Iran's nuclear programme is non-negotiable, President Ahmadinejad said
President Mahmoud Ahmadinejad has said Iran is ready to discuss global issues with world powers, but that its nuclear programme is non-negotiable.
Speaking to the new UK envoy in Tehran, Mr Ahmadinejad asserted his country's right to "peaceful nuclear technology".
Earlier this week, responding to an offer of international discussions by Iran, the US said it planned to bring up the nuclear issue during any talks.
The Iranian government has rejected UN calls to suspend uranium enrichment.
"We are ready to talk about international co-operation and resolving global economic and security problems," Iran's semi-official Fars news agency quoted Mr Ahmadinejad as saying on Sunday.
However he added: "Having peaceful nuclear technology is Iran's lawful and definite right and Iranians will not negotiate with anyone over their undeniable rights."
He made the reported remarks as Britain's new ambassador in Tehran, Simon Gass, presented his credentials.
Mr Ahmadinejad is due to attend the annual meeting of the UN General Assembly in New York later this month.

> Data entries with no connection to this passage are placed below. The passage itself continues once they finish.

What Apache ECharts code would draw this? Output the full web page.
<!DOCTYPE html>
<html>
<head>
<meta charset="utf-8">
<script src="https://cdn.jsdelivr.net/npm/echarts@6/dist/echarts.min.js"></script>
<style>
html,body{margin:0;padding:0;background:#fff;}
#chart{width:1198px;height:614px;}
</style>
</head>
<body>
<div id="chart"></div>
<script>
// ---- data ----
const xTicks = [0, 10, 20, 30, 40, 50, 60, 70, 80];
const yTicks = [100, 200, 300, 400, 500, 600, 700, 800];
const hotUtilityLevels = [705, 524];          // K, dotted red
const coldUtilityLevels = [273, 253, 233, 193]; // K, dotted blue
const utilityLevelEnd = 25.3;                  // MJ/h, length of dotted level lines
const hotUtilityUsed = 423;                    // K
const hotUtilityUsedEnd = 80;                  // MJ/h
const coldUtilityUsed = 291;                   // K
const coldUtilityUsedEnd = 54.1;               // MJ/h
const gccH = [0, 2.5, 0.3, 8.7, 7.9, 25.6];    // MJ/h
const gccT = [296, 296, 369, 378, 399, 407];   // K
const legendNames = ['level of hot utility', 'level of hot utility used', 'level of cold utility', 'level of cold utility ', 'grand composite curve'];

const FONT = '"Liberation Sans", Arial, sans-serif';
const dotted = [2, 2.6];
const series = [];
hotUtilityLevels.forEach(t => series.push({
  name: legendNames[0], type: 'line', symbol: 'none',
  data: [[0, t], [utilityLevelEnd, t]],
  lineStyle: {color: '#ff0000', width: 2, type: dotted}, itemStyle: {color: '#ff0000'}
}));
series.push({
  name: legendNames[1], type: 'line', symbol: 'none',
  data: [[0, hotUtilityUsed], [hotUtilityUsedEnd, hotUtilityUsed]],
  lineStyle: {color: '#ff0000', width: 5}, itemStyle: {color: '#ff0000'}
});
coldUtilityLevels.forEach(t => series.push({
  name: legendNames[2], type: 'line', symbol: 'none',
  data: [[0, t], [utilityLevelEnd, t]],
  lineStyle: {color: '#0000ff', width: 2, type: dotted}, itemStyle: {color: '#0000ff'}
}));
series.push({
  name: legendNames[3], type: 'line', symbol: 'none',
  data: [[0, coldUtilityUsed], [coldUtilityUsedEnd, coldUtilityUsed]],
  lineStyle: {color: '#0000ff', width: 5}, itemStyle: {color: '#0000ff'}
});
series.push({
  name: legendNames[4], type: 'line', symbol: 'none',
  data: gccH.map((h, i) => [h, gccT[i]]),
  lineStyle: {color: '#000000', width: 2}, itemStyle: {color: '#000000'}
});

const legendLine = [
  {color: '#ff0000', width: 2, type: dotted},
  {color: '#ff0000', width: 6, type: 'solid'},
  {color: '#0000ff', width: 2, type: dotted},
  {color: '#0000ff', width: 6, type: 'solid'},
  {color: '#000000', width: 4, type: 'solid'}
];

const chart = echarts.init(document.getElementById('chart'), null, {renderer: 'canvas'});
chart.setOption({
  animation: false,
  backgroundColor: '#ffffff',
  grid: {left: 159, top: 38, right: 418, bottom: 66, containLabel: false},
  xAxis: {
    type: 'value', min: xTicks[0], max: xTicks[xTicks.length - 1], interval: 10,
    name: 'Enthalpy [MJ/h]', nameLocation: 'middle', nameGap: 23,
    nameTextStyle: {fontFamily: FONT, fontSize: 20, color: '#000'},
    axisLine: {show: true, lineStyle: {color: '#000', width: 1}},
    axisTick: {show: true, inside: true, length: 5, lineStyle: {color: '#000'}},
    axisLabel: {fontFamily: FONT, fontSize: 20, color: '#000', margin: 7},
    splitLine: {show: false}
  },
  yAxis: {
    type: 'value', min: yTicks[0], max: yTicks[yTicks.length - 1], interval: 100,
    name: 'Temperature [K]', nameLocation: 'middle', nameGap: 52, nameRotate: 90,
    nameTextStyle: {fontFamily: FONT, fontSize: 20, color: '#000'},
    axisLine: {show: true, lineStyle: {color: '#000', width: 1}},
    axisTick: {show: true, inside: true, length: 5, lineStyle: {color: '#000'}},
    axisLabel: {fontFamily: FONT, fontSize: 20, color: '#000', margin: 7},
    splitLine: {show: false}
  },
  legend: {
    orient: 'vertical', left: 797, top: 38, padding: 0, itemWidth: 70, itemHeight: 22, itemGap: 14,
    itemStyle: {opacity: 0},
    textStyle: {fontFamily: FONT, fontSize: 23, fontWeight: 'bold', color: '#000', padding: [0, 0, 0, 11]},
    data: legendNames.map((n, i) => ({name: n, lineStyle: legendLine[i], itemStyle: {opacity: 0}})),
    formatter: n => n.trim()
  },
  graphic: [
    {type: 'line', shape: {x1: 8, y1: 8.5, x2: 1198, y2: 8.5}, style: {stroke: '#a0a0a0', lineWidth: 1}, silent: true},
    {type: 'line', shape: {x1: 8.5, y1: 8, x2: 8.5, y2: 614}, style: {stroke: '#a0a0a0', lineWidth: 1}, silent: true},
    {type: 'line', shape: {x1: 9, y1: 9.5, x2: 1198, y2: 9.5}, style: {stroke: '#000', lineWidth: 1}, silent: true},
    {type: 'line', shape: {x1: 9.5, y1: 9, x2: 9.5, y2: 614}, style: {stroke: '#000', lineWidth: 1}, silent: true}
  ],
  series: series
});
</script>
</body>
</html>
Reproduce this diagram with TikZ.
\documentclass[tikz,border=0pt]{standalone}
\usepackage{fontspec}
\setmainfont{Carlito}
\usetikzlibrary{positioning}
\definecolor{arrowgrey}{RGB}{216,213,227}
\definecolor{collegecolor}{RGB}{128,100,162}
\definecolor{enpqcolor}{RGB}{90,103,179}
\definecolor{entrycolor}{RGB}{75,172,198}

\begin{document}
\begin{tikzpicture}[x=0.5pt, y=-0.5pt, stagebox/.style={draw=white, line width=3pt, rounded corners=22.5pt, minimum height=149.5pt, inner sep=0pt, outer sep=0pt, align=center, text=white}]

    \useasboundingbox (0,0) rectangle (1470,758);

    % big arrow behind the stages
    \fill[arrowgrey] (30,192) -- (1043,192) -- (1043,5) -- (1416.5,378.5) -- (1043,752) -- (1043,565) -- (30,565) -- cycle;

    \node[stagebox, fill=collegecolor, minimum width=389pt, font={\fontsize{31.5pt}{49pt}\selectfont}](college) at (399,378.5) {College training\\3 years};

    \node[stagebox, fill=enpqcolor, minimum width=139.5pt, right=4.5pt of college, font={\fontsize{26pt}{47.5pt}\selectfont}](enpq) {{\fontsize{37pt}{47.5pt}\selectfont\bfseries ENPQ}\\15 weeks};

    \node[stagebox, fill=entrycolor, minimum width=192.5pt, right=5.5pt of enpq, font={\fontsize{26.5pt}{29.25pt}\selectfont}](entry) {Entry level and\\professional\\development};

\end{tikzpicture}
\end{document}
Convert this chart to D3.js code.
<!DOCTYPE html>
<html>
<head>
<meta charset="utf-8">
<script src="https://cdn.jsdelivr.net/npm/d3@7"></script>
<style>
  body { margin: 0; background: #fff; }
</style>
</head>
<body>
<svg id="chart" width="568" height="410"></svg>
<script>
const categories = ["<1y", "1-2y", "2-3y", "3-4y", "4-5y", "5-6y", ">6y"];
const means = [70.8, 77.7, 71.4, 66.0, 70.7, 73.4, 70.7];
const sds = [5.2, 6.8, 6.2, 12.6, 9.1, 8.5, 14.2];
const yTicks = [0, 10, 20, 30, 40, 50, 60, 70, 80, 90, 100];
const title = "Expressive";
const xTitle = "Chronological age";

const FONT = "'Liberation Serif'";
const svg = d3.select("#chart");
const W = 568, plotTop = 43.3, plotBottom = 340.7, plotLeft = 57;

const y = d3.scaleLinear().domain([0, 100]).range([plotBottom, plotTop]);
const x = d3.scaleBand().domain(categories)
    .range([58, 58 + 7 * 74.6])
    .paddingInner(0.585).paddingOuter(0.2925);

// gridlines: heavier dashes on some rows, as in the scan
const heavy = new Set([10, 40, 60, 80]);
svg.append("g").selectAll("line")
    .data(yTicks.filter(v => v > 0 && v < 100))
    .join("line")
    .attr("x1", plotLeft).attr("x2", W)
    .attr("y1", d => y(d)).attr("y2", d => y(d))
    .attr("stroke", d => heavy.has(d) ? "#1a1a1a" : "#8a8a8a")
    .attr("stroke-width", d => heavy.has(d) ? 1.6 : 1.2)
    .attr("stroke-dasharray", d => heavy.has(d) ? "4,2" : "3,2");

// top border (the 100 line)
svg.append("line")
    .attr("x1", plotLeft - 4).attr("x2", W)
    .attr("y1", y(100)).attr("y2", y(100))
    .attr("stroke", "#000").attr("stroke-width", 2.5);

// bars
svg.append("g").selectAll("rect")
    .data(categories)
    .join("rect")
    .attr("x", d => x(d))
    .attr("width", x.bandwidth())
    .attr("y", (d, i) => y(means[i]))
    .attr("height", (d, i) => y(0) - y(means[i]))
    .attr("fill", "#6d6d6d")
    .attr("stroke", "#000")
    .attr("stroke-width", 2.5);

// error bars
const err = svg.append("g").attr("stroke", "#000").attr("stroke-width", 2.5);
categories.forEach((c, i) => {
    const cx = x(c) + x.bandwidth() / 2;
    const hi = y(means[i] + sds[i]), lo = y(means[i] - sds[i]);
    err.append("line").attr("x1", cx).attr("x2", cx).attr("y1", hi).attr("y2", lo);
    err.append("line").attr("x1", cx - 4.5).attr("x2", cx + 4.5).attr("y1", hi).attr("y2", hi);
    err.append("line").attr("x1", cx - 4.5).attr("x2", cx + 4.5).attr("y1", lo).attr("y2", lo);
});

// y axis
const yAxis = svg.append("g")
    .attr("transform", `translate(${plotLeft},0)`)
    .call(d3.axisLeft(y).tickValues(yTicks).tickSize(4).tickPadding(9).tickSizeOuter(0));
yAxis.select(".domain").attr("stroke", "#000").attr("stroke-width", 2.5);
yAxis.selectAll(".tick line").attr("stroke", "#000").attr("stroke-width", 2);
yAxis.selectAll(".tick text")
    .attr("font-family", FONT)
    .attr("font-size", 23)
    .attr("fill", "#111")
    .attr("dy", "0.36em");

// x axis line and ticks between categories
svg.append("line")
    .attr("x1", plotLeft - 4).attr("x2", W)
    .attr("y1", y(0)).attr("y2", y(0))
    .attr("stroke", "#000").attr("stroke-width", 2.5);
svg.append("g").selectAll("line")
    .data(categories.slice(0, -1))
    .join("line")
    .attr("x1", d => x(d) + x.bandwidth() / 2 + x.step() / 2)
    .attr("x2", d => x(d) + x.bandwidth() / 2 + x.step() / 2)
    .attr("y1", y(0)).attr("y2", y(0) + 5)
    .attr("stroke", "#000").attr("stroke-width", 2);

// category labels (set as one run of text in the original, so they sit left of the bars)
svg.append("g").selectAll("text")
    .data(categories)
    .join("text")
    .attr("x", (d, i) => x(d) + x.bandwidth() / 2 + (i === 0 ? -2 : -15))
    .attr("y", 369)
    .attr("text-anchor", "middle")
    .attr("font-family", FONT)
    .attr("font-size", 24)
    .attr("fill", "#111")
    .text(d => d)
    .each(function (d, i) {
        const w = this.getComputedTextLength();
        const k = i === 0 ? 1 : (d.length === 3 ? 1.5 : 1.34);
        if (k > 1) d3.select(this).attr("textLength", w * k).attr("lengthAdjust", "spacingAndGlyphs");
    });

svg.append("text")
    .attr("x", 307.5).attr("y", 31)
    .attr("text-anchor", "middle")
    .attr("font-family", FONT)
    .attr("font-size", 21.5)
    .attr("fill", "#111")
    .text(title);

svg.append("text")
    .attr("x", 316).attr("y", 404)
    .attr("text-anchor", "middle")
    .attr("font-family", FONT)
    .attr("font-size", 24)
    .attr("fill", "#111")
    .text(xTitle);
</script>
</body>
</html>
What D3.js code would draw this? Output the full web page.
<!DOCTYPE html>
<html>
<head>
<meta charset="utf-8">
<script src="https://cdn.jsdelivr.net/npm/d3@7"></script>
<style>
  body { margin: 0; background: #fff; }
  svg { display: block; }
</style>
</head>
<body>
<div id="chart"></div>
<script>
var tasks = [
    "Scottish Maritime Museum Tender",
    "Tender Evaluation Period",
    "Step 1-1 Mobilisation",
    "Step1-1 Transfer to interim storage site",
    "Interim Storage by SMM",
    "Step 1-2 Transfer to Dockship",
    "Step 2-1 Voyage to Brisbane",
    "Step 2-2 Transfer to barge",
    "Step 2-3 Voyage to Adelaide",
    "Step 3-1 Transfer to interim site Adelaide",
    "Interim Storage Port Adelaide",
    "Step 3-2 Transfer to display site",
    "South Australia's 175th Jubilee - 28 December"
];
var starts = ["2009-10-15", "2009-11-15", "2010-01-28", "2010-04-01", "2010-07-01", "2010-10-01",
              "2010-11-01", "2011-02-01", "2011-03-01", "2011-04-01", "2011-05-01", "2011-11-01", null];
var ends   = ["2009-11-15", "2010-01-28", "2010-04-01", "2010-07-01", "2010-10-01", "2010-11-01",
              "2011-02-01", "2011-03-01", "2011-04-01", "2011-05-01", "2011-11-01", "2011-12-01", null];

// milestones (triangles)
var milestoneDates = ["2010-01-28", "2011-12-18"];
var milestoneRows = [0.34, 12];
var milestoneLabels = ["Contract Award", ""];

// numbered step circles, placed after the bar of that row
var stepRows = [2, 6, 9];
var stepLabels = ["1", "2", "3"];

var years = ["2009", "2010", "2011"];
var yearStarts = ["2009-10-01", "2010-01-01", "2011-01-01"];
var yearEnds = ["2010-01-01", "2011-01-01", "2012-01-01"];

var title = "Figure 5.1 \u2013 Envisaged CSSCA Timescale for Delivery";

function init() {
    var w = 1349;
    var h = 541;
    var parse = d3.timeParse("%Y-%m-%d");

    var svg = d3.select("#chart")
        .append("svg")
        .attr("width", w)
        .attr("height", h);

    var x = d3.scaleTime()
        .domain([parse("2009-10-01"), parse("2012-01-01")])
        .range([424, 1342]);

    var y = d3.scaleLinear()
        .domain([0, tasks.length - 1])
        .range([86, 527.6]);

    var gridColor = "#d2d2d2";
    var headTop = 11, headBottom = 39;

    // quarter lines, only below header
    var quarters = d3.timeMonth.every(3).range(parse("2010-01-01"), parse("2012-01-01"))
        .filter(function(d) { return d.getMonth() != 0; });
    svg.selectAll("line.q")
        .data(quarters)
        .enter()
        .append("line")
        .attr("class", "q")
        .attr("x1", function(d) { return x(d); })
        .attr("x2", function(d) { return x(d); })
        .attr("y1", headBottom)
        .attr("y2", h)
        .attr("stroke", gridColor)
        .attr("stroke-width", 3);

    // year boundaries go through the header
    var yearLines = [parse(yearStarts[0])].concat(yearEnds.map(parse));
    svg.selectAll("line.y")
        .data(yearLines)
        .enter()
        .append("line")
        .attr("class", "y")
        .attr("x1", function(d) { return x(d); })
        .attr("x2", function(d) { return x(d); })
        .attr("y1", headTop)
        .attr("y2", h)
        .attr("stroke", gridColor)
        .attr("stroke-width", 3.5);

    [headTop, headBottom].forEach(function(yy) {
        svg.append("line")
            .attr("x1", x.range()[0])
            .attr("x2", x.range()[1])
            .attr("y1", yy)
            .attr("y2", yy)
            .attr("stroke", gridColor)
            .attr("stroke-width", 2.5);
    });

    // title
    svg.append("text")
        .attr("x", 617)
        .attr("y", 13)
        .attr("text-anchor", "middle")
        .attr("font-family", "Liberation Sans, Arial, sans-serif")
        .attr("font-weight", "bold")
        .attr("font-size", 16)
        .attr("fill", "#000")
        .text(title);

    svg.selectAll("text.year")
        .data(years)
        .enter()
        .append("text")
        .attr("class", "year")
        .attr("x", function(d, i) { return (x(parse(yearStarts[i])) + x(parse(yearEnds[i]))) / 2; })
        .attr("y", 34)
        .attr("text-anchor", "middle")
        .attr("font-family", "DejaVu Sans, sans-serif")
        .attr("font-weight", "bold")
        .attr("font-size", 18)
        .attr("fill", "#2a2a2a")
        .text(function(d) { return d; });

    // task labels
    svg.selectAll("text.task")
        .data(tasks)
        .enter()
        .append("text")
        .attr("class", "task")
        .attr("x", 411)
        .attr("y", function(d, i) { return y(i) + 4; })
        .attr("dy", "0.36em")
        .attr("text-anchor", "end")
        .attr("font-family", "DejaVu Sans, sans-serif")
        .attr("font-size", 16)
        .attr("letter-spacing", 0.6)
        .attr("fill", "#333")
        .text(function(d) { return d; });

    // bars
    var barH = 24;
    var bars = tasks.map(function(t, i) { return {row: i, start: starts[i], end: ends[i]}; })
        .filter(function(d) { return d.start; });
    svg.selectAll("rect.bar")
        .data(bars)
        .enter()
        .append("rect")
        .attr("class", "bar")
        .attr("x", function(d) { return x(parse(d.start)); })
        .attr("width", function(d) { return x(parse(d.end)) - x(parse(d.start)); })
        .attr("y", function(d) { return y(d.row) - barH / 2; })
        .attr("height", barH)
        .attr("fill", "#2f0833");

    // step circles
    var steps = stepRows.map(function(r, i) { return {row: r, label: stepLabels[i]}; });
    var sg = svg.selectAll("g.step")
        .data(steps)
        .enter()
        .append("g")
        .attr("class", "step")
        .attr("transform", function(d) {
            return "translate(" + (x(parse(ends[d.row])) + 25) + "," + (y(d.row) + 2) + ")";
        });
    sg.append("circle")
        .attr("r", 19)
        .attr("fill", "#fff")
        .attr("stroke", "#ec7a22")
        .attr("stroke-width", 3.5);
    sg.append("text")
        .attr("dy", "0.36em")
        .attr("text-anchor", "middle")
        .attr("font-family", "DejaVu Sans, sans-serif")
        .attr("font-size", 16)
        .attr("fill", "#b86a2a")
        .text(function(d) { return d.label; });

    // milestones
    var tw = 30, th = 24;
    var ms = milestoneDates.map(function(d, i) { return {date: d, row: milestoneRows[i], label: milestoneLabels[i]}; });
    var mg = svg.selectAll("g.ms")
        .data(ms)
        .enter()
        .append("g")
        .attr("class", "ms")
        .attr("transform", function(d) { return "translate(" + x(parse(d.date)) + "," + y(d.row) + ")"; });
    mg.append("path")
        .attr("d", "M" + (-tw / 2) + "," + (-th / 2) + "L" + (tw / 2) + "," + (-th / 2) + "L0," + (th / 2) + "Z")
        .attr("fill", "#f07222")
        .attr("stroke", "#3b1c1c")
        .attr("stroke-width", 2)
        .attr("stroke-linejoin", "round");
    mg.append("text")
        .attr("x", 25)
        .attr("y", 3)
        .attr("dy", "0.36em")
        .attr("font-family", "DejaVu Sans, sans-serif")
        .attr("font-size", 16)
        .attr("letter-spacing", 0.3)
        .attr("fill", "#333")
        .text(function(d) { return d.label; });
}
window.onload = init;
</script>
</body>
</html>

On Wednesday, Tehran offered "comprehensive and constructive negotiations" - but did not mention its nuclear programme.
In its response, the US said it was ready to "test Iran's willingness to engage", while stressing that the offer did "not address our nuclear concerns".
The US has been urging Iran to suspend its uranium enrichment programme, which Western powers say could be used to make nuclear weapons.
The P+5 Group - the UK, China, France, Russia and the US plus Germany - have a longstanding offer on the table of diplomatic incentives in return for the suspension of Iran's uranium enrichment.
Iran has always insisted that its nuclear programme is for civilian purposes only.